The ruble’s rally was largely due to foreign investment, which can leave the country as quickly as it arrived, according to Tchetvertakov. “If the global recovery falters, it will be very dangerous for investors to be holding rubles,” he points out.


The ECB can no longer afford to signal liquidity withdrawal in the face of the world’s attention to Greece’s deficit-reduction plan and Spain’s deteriorating finances, says Ashraf Laidi, chief market strategist at CMC Markets, based in London. “In contrast, more FOMC members will likely join Thomas Hoenig, president of the Federal Reserve Bank of Kansas City, in dissenting against the Fed’s stance of exceptionally low levels of the federal funds rate for an extended period,” Laidi says.


The US economy surprised everyone with a 5.7% annualized rate of growth in gross domestic product in the fourth quarter of 2009, says Peter Hall, chief economist at Export Development Canada.
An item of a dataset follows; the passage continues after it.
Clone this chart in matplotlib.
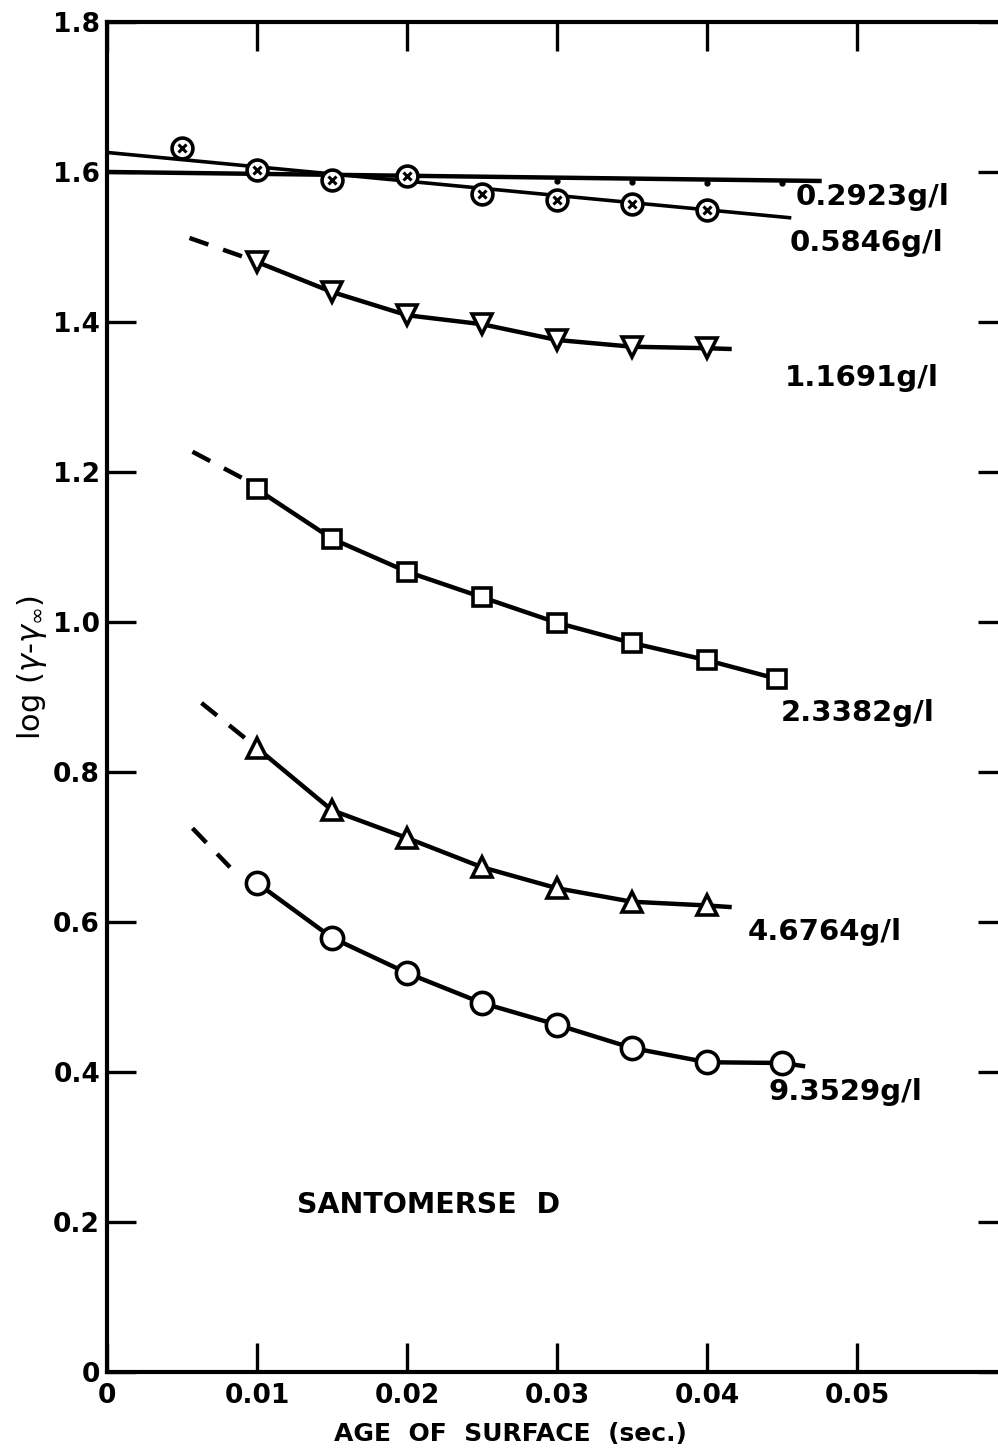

In past US experience, rapid quarterly gains in GDP often occur just after a period of recession and have been known to last for three to five consecutive quarters, he says.


Inventory stabilization played a huge role in the growth surge at the end of last year, accounting for 60% of quarterly growth, Hall says. “Consumer spending, a key engine of global demand, produced a lukewarm 2% gain, a sign that Americans are still moving forward with caution,” he says. “In contrast, red-hot export growth added more to bottom-line GDP than all of consumer spending, although exports are just one-sixth the size of the US consumer sector.”


The weak dollar may have played a part in the 28% rise in US exports in the fourth quarter of last year, Hall says. “World exports are on average 13% below peak levels, and with last quarter’s growth, the US economy is slightly above averagean anomaly among developed economies and more in line with emerging market status,” he says.


The fourth-quarter US growth was a pleasant surprise but should not be mistaken for a true recovery, which will require a more balanced revival in demand, Hall says.